5. Temperature Profile: Follow a controlled temperature profile. Aim to reach peak solder temperature (around 217-230°C for lead-free solder) on the SoC’s surface. A common profile might look like this:
   • Ramp-up: 2-3°C/second to ~180°C.
   • Soak: Hold at 180-200°C for 60-90 seconds.
   • Reflow Peak: Quickly ramp to 217-230°C and hold for 10-30 seconds (this is where solder melts).
   • Ramp-down: Allow to cool slowly, ideally under controlled conditions.

   Monitor the chip’s surface temperature using a thermocouple. Do not exceed peak temperature for too long, as this can damage the chip or surrounding components. Gently nudge the chip with plastic tweezers; if it moves slightly and springs back, the solder has likely reflowed.

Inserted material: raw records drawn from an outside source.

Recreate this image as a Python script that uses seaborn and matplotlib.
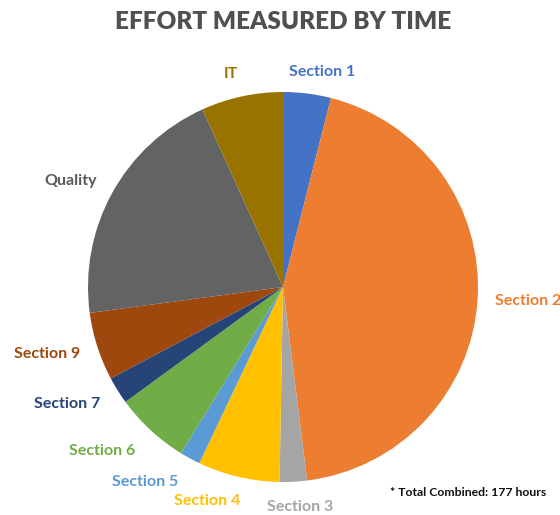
import matplotlib
matplotlib.use("Agg")
import matplotlib.pyplot as plt
import seaborn as sns

# ---- data ----
categories = ["Section 1", "Section 2", "Section 3", "Section 4", "Section 5",
              "Section 6", "Section 7", "Section 9", "Quality", "IT"]
hours = [7, 78, 4, 12, 3, 11, 4, 10, 36, 12]
title = "EFFORT MEASURED BY TIME"
note = "* Total Combined: 177 hours"

# ---- style ----
colors = ["#4472C4", "#ED7D31", "#A5A5A5", "#FFC000", "#5B9BD5",
          "#70AD47", "#264478", "#9E480E", "#636363", "#997300"]
label_colors = ["#4472C4", "#ED7D31", "#A5A5A5", "#FFC000", "#5B9BD5",
                "#70AD47", "#264478", "#9E480E", "#595959", "#997300"]
# label anchor positions in pixels (x, y from top), alignment
label_pos = [(322, 72, "center"), (495, 301, "left"), (300, 507, "center"),
             (207, 501, "center"), (145, 482, "center"), (102, 451, "center"),
             (67, 404, "center"), (47, 354, "center"), (71, 181, "center"),
             (231, 74, "center")]

sns.set_theme(style="white")
plt.rcParams["font.family"] = ["Lato", "DejaVu Sans"]

W, H = 560, 515
fig = plt.figure(figsize=(W / 100, H / 100), dpi=100)
cx, cy, r = 283, 287, 195
ax = fig.add_axes([(cx - r) / W, 1 - (cy + r) / H, 2 * r / W, 2 * r / H])
ax.pie(hours, colors=colors, startangle=90, counterclock=False,
       wedgeprops=dict(linewidth=0))
ax.set_xlim(-1, 1)
ax.set_ylim(-1, 1)
ax.set_aspect("equal")
ax.axis("off")

for cat, col, (px, py, ha) in zip(categories, label_colors, label_pos):
    fig.text(px / W, 1 - py / H, cat, color=col, fontsize=11.5,
             fontweight="bold", ha=ha, va="center")

fig.text(283 / W, 1 - 22 / H, title, color="#505050", fontsize=17.5,
         fontweight="heavy", ha="center", va="center")
fig.text(468 / W, 1 - 492 / H, note, color="#111111", fontsize=8.8,
         fontweight="bold", ha="center", va="center")

fig.savefig("out.png", dpi=100)
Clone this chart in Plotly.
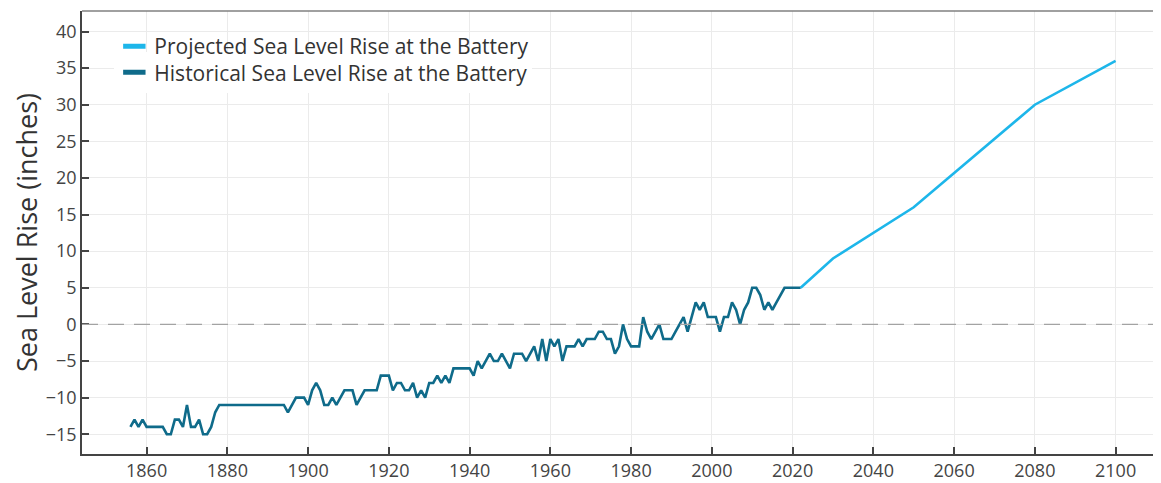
import plotly.graph_objects as go

# historical annual sea level at the Battery (inches), 1856-2022
hist_years = list(range(1856, 2023))
hist_values = [
    -14, -13, -14, -13, -14, -14, -14, -14, -14, -15,   # 1856-1865
    -15, -13, -13, -14, -11, -14, -14, -13, -15, -15,   # 1866-1875
    -14, -12, -11, -11, -11, -11, -11, -11, -11, -11,   # 1876-1885
    -11, -11, -11, -11, -11, -11, -11, -11, -11, -12,   # 1886-1895
    -11, -10, -10, -10, -11, -9, -8, -9, -11, -11,      # 1896-1905
    -10, -11, -10, -9, -9, -9, -11, -10, -9, -9,        # 1906-1915
    -9, -9, -7, -7, -7, -9, -8, -8, -9, -9,             # 1916-1925
    -8, -10, -9, -10, -8, -8, -7, -8, -7, -8,           # 1926-1935
    -6, -6, -6, -6, -6, -7, -5, -6, -5, -4,             # 1936-1945
    -5, -5, -4, -5, -6, -4, -4, -4, -5, -4,             # 1946-1955
    -3, -5, -2, -5, -2, -3, -2, -5, -3, -3,             # 1956-1965
    -3, -2, -3, -2, -2, -2, -1, -1, -2, -2,             # 1966-1975
    -4, -3, 0, -2, -3, -3, -3, 1, -1, -2,               # 1976-1985
    -1, 0, -2, -2, -2, -1, 0, 1, -1, 1,                 # 1986-1995
    3, 2, 3, 1, 1, 1, -1, 1, 1, 3,                      # 1996-2005
    2, 0, 2, 3, 5, 5, 4, 2, 3, 2,                       # 2006-2015
    3, 4, 5, 5, 5, 5, 5,                                # 2016-2022
]

# projection
proj_years = [2022, 2030, 2050, 2080, 2100]
proj_values = [5, 9, 16, 30, 36]

HIST_COLOR = "#0f6b8a"
PROJ_COLOR = "#1db6ea"

fig = go.Figure()

fig.add_trace(go.Scatter(
    x=hist_years, y=hist_values, mode="lines",
    line=dict(color=HIST_COLOR, width=2.6), showlegend=False,
))
fig.add_trace(go.Scatter(
    x=proj_years, y=proj_values, mode="lines",
    line=dict(color=PROJ_COLOR, width=2.6), showlegend=False,
))

# legend-only entries, short thick swatches; one legend per row to control spacing.
# "legend" (bottom row, white box) is drawn first, "legend2" (top row, clear box) over it.
for name, color, leg in [("Projected Sea Level Rise at the Battery", PROJ_COLOR, "legend2"),
                         ("Historical Sea Level Rise at the Battery", HIST_COLOR, "legend")]:
    fig.add_trace(go.Scatter(
        x=[None], y=[None], mode="markers", name=name, legend=leg,
        marker=dict(symbol="line-ew", size=20, color=color, line=dict(color=color, width=6)),
    ))

# zero reference line (dashed, above grid)
fig.add_hline(y=0, line=dict(color="#a3a3a3", dash="16px,10px", width=1.3))
fig.add_shape(type="line", xref="paper", yref="paper", x0=0, x1=1, y0=1, y1=1,
              line=dict(color="#808080", width=1.5))

axis_common = dict(
    showgrid=True, gridcolor="#ebebeb", gridwidth=1,
    showline=True, linecolor="#444", linewidth=1.5,
    ticks="inside", ticklen=7, tickwidth=2, tickcolor="#444",
    zeroline=False, automargin=False,
    tickfont=dict(size=18, color="#444"),
)

legend_common = dict(x=0.03, xanchor="left", yanchor="top",
                     font=dict(size=21, color="#333"), itemwidth=30)

# page body adds an 8px offset, so margins are trimmed to match
fig.update_layout(
    width=1153, height=475,
    margin=dict(l=74, r=1, t=3, b=29),
    plot_bgcolor="white", paper_bgcolor="white",
    font=dict(family="Open Sans", size=18, color="#444"),
    xaxis=dict(range=[1844, 2111], tickvals=list(range(1860, 2101, 20)), **axis_common),
    yaxis=dict(range=[-17.7, 42.8], tick0=0, dtick=5,
               title=dict(text="Sea Level Rise (inches)", font=dict(size=27, color="#333"), standoff=16),
               **axis_common),
    legend2=dict(y=0.966, bgcolor="rgba(255,255,255,0)", **legend_common),
    legend=dict(y=0.907, bgcolor="white", **legend_common),
)

fig.write_html("out.html")
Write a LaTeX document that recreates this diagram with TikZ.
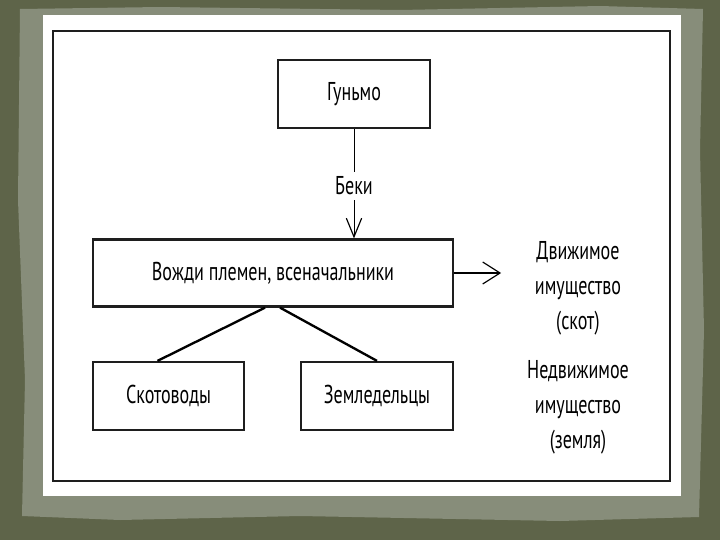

6. Slow Cooling: Turn off the hot air and allow the PCB to cool naturally on the preheater or ambient air. Do NOT attempt to cool rapidly, as this can create new stress fractures in the solder.

For optimal results and to visually verify BGA integrity, professional BGA reballing (removing the chip, cleaning old solder, applying new solder balls, and re-soldering) is superior to a simple reflow, but significantly more complex.

Reassembly, Testing, and Post-Mod Overclocking

1. Reassemble Carefully: Reverse the disassembly steps. Double-check all connections and screw placements.
2. Initial Boot & Monitoring: Boot the device and immediately monitor temperatures using an app like Termux (Android shell) or a dedicated monitoring app.

adb shell dumpsys thermalservice | grep -E 'thermal-zone|temperature'

This command, executed via ADB, can provide raw thermal data from the device’s sensors. Look for significant temperature drops under load compared to stock.

Conclusion

Advanced thermal modifications and carefully executed reflow strategies can dramatically improve the sustained performance and longevity of overclocked Exynos devices. While demanding precision and knowledge, these techniques move beyond basic software tweaks to address hardware-level thermal limitations. Always prioritize safety, understand the risks, and proceed with caution to transform your device into a true performance powerhouse.